Standard Bigrams (K=0):
1. The quick
2. quick brown
3. brown fox
1-Skip-Bigrams (K=1):
All K=0 results PLUS:
1. The brown (skips 'quick')
2. quick fox (skips 'brown')

How to Use

  1. Enter Text: Paste your source text or upload a document.
  2. Set N-Size: Choose the length of the sequence (usually 2).
  3. Set K-Skip: Choose how many words can be skipped (start with 1 or 2).
  4. Filter: Toggle "Stop Words" to remove noise like "the" or "and".
  5. Download: Export your unique pattern list as a CSV.

Frequently Asked Questions

What is a skip-gram?

A skip-gram is a generalization of an N-gram where the words in the sequence do not need to be adjacent. They allow for 'skipping' over a certain number of words (defined by k) to find relationships between nearby but separated terms.

What does 'k-skip-n-gram' mean?

k represents the maximum distance allowed between words, and n is the number of words in the sequence. For example, a 1-skip-2-gram finds pairs of words that are either next to each other or separated by exactly one word.

How is this used in AI and NLP?

Skip-grams are the foundation of the Skip-gram model used in Word2Vec. By training on skip-grams, AI models learn that 'bank of the river' and 'bank river' are contextually related, understanding word meanings based on their recurring neighbors.
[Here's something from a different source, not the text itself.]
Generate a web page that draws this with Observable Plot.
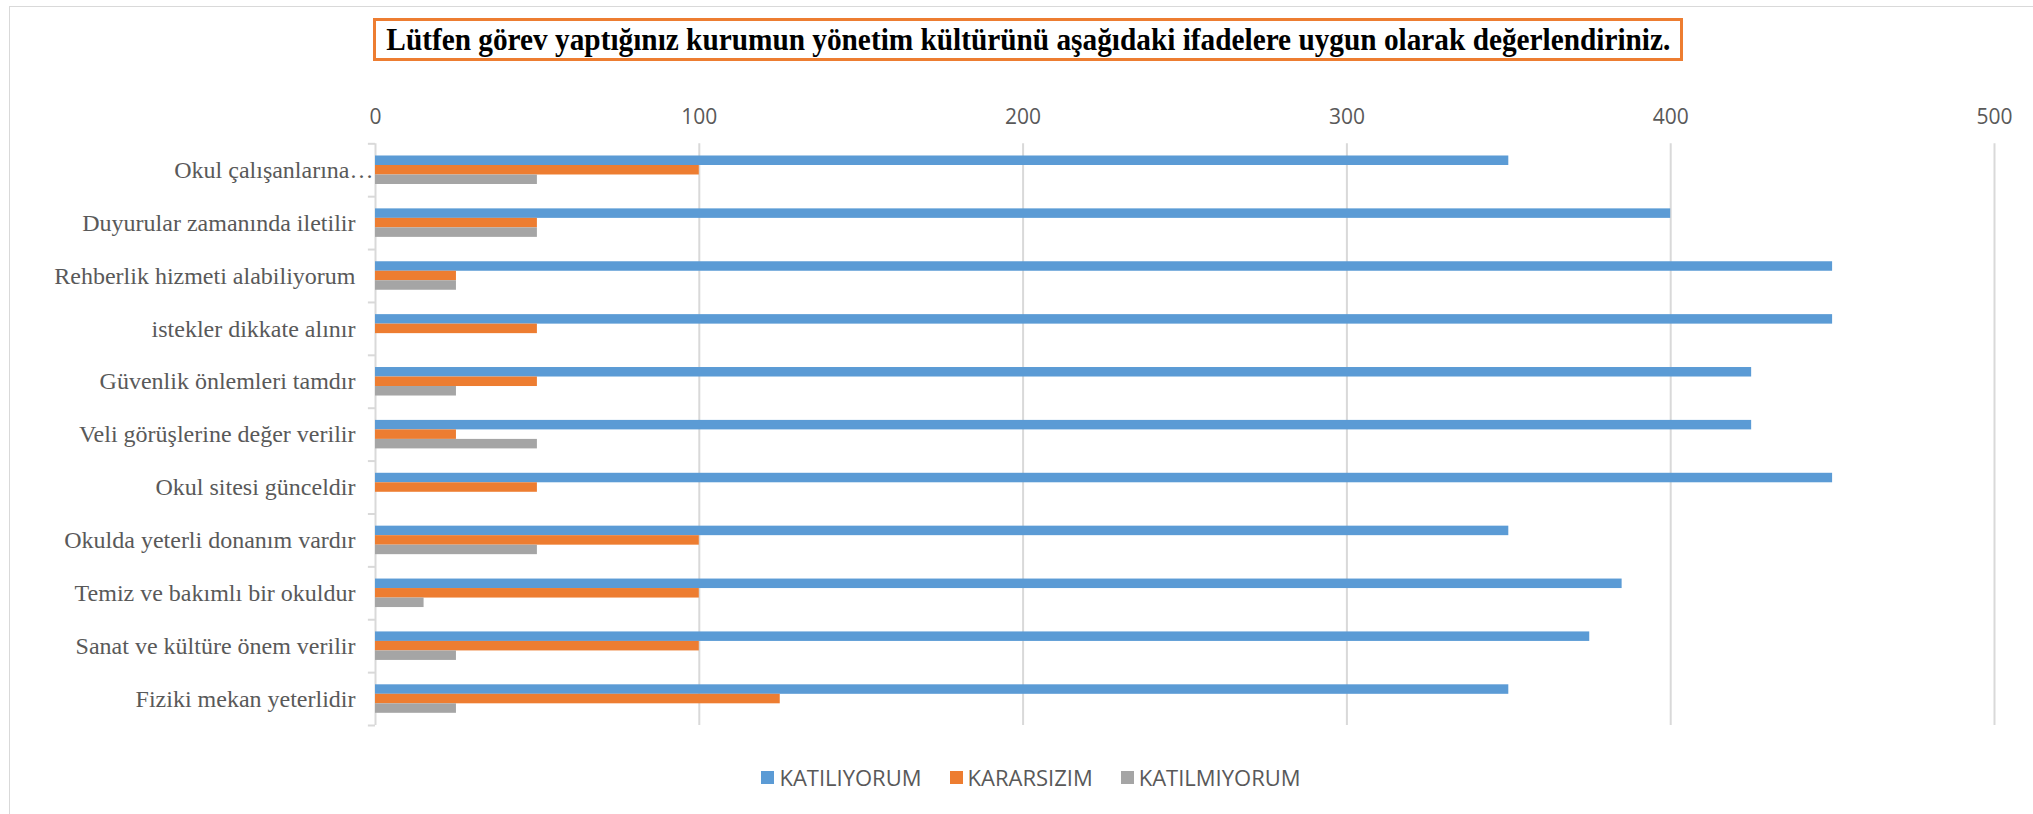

What is the difference between Bigrams and Skip-grams?

A standard Bigram only considers adjacent keys (Word A + Word B). A Skip-gram with k=1 would consider (Word A + Word B) AND (Word A + Word C), skipping 'Word B' to link A and C directly.

Can I filter out common words?

Yes, our tool includes a Stop Words filter that removes common non-descriptive words (like 'the', 'and', 'in') before processing, ensuring your skip-grams focus on meaningful content.

What is the maximum skip distance supported?

You can set the skip distance (k) up to 5 words. We found this range covers the vast majority of linguistic use cases while keeping processing time efficient.

Does this tool work with large files?

Yes, you can upload .txt, .md, or .csv files to analyze entire articles or datasets. The tool processes everything locally in your browser for privacy and speed.

How do I export the results?

After generation, you can click Export CSV to open the data in Excel, or Export JSON for programmatic use. You can also copy the list to your clipboard.

Is punctuation handled correctly?

By default, the tool ignores punctuation to focus on pure word relationships. You can disable this if you need to treat punctuation marks as tokens in your sequence.

Is this tool free to use?

Yes, Generate Text Skip-grams is completely free, with no daily limits or sign-up required.